The Antarctic krill is an essential part of the food chain in the Antarctic, serving as prey for many marine mammals and birds. How will rising ocean acidification affect this species?
New research has found that Antarctic krill would be largely unaffected by the higher levels of ocean acidification predicted for the next 100 to 300 years.
"Our study found that adult krill are able to survive, grow and mature when exposed for up to one year to ocean acidification levels that can be expected this century," said the study’s lead author PhD student Jess Ericson. Hailing from the Institute of Marine and Antarctic Studies at the University of Tasmania, she added that the long-term lab study was the first of its kind.
The findings of the study was published in the Communications Biology journal.

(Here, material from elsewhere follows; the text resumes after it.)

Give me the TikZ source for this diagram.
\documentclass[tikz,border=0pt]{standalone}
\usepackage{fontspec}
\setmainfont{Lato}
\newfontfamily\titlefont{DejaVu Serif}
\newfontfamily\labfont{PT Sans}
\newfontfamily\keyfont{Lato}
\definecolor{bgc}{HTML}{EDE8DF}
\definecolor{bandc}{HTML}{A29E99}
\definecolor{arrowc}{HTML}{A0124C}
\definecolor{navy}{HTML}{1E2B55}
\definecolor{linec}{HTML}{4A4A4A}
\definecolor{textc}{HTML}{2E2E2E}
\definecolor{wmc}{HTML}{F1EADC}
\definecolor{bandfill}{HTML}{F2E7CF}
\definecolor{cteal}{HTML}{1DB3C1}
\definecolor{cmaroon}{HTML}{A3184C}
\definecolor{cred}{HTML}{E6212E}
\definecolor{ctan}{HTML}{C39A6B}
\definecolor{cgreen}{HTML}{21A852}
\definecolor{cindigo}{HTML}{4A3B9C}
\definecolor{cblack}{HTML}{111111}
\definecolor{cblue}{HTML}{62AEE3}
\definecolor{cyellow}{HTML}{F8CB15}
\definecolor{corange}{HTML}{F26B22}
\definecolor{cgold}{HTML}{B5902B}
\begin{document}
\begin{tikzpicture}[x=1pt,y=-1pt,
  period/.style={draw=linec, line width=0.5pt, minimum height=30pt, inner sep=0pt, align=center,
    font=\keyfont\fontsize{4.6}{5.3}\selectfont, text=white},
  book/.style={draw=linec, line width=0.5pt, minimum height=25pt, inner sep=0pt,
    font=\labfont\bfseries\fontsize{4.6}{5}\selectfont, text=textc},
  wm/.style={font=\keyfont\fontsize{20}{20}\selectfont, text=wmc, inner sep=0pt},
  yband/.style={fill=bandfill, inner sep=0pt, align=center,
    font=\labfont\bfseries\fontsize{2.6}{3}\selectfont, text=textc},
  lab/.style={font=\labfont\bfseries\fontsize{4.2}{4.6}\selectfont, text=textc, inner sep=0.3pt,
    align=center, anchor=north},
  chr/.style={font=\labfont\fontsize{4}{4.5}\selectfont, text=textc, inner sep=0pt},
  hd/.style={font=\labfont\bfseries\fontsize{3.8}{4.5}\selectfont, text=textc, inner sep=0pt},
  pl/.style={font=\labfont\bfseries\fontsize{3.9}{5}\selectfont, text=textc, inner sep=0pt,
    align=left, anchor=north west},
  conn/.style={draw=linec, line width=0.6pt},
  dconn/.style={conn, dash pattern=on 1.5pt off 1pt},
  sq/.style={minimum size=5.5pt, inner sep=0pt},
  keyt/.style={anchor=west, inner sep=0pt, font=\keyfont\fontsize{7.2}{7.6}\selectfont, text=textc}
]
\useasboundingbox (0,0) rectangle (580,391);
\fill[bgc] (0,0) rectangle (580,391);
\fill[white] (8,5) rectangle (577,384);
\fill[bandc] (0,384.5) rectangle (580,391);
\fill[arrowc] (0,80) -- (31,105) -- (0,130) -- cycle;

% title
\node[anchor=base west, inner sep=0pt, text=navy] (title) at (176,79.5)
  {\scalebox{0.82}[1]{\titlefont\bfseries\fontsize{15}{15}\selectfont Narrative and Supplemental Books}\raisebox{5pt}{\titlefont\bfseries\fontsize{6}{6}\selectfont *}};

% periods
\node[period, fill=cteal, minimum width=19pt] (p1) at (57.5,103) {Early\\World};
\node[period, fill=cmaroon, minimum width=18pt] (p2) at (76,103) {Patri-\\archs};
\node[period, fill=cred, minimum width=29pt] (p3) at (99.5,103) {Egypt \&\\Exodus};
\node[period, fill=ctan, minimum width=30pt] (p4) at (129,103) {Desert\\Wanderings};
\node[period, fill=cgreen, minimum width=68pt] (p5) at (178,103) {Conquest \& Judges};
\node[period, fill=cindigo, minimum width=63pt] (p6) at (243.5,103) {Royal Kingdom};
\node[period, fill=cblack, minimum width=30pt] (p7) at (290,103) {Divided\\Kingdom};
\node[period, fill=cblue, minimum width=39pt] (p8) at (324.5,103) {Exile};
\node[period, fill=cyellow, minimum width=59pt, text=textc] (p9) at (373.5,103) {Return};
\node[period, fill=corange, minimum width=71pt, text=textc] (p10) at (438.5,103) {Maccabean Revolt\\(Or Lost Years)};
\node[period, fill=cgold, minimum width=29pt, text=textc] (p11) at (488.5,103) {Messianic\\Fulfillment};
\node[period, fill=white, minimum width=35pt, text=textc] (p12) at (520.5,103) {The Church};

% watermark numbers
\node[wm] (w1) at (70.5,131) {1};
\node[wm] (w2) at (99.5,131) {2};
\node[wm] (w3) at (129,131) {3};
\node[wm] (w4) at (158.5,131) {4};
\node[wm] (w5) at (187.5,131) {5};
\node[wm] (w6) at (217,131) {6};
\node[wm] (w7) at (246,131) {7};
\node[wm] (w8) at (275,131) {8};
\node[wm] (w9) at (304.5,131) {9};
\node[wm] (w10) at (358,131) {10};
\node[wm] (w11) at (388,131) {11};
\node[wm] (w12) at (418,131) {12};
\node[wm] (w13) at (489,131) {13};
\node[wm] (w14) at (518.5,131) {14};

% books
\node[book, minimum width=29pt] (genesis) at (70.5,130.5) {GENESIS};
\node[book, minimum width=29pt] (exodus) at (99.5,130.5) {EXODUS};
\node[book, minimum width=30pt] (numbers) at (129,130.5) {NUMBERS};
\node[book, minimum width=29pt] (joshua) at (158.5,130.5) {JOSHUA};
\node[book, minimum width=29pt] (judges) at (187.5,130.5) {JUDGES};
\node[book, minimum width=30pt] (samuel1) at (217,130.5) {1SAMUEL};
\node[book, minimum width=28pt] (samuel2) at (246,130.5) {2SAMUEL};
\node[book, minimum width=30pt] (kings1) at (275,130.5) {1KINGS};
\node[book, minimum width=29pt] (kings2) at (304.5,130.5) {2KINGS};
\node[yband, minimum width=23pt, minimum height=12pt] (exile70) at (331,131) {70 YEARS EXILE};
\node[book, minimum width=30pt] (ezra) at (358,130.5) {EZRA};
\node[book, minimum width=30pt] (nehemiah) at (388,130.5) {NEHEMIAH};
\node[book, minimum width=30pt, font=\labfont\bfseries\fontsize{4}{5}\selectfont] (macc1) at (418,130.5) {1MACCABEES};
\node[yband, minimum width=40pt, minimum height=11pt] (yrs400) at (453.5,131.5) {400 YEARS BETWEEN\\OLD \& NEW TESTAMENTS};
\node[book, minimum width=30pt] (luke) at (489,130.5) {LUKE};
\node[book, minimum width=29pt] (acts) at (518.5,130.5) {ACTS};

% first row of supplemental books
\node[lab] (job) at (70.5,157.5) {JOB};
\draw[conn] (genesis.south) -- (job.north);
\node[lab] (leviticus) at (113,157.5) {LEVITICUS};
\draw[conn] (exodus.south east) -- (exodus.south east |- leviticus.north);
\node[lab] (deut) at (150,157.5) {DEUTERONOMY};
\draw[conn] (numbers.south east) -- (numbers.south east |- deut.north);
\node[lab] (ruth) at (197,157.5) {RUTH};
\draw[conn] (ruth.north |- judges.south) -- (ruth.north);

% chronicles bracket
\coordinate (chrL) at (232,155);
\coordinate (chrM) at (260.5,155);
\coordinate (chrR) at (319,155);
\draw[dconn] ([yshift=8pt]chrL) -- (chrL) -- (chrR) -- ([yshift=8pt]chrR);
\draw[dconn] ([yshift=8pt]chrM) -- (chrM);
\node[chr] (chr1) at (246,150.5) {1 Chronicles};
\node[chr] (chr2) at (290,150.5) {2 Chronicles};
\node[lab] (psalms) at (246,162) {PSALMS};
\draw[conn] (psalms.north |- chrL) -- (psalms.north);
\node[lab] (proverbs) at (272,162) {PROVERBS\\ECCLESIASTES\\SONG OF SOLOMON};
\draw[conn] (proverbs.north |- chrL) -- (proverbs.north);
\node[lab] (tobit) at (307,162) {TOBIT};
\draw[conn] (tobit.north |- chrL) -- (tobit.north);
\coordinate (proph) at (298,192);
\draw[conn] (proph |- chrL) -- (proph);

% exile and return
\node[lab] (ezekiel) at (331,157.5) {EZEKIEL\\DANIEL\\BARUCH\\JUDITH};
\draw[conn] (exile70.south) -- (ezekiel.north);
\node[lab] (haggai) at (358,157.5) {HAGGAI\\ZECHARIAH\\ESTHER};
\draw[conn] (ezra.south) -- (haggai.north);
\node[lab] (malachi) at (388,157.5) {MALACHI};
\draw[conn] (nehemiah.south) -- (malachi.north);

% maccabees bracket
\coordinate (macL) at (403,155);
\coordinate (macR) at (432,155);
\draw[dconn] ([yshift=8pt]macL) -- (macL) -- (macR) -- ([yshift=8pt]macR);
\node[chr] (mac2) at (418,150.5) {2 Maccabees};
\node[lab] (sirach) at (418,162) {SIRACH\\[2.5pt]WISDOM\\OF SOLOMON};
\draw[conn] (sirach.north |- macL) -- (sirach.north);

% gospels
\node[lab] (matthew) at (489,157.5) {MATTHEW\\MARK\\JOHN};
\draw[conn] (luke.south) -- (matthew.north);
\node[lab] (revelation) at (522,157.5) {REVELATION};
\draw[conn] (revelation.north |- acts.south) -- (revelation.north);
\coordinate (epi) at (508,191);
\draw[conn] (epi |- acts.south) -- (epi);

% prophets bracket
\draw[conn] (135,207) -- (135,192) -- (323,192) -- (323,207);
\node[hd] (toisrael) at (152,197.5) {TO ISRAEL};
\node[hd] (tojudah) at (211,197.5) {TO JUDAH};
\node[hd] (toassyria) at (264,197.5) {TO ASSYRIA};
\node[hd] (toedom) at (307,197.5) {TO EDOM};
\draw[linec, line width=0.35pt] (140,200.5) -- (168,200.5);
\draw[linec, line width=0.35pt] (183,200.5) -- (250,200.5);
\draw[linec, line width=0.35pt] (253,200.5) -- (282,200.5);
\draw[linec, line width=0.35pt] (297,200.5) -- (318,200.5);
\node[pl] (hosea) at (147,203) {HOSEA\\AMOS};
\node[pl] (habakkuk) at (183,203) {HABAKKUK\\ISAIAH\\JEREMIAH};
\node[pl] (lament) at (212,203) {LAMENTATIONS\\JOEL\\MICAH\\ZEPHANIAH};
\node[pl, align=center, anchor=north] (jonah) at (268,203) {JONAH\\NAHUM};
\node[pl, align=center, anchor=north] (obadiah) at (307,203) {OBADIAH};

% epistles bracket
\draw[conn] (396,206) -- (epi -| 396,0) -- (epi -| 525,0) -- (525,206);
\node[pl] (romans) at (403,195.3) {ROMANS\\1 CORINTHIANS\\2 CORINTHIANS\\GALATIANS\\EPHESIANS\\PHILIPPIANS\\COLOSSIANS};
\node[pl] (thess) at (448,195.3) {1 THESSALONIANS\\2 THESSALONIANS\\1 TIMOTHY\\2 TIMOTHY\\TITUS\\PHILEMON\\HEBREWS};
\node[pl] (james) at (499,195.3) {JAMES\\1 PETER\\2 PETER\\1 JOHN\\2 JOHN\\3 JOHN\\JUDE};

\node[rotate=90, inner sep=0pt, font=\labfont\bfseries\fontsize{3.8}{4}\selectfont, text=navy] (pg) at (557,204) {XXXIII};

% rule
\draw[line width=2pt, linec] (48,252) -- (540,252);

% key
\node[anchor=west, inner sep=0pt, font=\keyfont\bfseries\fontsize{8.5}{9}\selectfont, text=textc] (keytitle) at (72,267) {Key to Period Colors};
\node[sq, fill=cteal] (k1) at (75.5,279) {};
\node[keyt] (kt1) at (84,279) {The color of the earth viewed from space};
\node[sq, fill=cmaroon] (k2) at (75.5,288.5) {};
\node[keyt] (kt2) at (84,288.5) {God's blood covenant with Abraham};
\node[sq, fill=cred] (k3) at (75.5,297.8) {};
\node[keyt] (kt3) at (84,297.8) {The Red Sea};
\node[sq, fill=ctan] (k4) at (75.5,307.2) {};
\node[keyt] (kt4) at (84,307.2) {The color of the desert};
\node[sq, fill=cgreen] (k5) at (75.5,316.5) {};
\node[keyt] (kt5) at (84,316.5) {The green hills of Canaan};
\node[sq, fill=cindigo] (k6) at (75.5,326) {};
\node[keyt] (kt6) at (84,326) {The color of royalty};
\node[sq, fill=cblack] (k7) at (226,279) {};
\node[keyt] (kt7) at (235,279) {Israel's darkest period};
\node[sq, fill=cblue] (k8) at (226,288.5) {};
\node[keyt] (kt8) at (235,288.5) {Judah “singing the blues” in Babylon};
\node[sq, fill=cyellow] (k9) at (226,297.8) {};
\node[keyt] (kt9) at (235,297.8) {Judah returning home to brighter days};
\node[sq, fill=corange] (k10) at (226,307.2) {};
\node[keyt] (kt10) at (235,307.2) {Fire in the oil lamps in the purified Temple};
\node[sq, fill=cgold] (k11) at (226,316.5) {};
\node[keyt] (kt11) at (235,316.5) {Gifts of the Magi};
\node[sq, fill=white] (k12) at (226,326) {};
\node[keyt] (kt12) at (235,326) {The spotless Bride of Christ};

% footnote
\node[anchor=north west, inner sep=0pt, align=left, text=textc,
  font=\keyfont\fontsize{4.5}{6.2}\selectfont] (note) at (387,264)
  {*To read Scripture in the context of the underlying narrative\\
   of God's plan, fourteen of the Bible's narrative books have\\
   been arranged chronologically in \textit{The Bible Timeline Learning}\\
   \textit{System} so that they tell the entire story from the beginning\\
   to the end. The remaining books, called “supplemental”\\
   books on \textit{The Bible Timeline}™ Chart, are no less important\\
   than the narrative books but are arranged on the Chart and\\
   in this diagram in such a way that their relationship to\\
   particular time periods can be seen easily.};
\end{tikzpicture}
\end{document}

The study lasted 46 weeks, during which researchers reared adult krill in seawater in the lab at different pH levels, including present-day levels, levels predicted within 100 to 300 years and up to an extreme level.
Then, they measured various physiological and biochemical variables to find out how ocean acidification in the future might affect the krill’s survival, size, lipid stores, reproduction, metabolism and extracellular fluid.

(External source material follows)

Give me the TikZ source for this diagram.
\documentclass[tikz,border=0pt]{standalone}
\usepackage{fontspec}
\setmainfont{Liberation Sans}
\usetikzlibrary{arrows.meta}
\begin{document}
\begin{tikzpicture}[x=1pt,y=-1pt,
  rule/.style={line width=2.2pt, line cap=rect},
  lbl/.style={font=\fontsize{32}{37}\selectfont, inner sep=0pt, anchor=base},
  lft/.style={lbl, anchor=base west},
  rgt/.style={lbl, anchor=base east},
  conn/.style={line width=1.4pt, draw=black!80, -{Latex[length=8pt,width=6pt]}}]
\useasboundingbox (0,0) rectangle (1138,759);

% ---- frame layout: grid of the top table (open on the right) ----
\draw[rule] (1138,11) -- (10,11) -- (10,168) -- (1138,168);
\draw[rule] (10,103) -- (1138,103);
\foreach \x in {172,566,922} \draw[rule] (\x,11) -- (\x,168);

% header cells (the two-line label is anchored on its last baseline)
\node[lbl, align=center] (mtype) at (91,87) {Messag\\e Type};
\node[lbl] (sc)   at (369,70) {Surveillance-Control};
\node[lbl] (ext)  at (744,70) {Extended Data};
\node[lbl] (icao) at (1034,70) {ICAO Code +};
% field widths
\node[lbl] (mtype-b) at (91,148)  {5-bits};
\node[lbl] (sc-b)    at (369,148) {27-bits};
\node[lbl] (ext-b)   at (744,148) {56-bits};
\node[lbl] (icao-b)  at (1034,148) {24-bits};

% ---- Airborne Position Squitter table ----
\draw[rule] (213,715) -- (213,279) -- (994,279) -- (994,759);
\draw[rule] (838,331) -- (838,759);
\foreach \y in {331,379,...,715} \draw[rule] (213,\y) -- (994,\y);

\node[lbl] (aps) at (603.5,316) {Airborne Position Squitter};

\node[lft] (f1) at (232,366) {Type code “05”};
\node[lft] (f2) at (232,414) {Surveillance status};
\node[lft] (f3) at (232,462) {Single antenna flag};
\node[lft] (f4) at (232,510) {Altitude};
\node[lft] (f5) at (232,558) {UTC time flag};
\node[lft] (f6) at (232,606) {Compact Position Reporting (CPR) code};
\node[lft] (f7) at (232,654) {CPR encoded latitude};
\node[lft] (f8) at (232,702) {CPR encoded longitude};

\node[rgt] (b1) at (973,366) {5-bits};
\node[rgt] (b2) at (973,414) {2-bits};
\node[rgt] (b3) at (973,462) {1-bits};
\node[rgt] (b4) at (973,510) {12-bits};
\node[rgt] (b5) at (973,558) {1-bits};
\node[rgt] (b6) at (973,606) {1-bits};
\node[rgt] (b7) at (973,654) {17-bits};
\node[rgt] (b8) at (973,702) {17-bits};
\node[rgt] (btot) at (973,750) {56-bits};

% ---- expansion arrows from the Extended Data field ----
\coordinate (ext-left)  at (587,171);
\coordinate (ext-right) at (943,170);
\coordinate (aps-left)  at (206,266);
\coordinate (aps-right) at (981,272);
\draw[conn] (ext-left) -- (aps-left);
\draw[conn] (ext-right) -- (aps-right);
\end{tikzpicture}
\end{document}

It was discovered that adult krill could actively maintain the acid base balance of their body fluids as seawater pH levels decreased, thereby enhancing their resilience to ocean acidification.
As krill is an essential part in the Antarctic food chain, the findings on their resilience are significant.
"However, the persistence of krill in a changing ocean will also depend on how they respond to ocean acidification in synergy with other stressors, such as ocean warming and decreases in sea ice extent," Ericson cautioned.